Figure 4.1: 圖為 RGB loss 收斂曲線，可以看到損失收斂曲線到了 8k 次訓練後已經到達飽和狀態。

Figure 4.2: 圖為 Delta E 收斂曲線，與同為基於 XYZ 空間的 RGB loss 有類似的收斂曲線。

4.2 Result

統計結果

我們的模型在測試集上預測出來的混色在 ∆E_Lab上可以達到平均 2.29，誤差極大值為 10.79。平均來說本文的結果已經接近了不易察覺色差的程度。

另外，在測試集上有 88.7% 的預測結果能達到 ∆E_Lab < 5，有 79.7% 的預測 結果能達到 ∆E_Lab< 3.5。

Figure 4.3: 圖為訓練後的模型在測試集合上的 ∆E_Lab 統計結果。

Figure 4.4: 圖為訓練後的模型在測試集合上的 ∆E_Lab的累積分布圖。

色彩比較

下列數張圖為測試集合中部分結果，並分成不同 ∆E_Lab的區間說明。如上一章所 述，∆E_Lab < 3.5 代表預測結果與真實混色之間有可察覺的色差，∆E_Lab< 5 代表有明顯色差。
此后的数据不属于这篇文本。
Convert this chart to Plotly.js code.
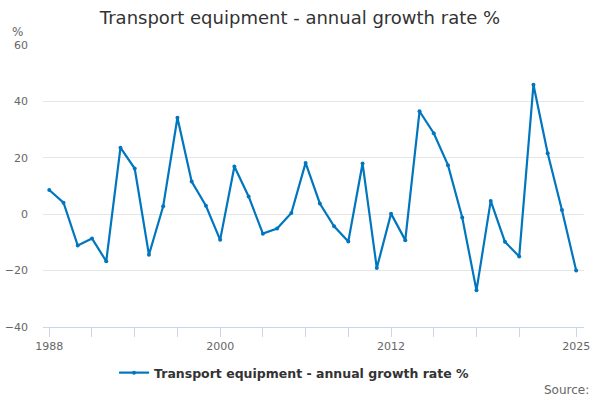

Delta E < 2 : 下圖從左至右之 Delta E 為 0.58 , 1.0 , 1.93

Figure 4.5: Delta E < 2 之部分結果

Delta E < 3.5 : 下圖從左至右之 Delta E 為 2.38 , 3.02 , 3.37

Figure 4.6: Delta E < 3.5 之部分結果

Delta E < 5 : 下圖從左至右之 Delta E 為 3.59 , 4.33 , 4.72

Figure 4.7: Delta E < 5 之部分結果

5 < Delta E : 下圖從左至右之 Delta E 為 5.49 , 5.98 , 6.64

Figure 4.8: Delta E> 5 之部分結果

下圖從左至右之 Delta E 為 9.53 , 10.79 (為測試組中誤差最大者)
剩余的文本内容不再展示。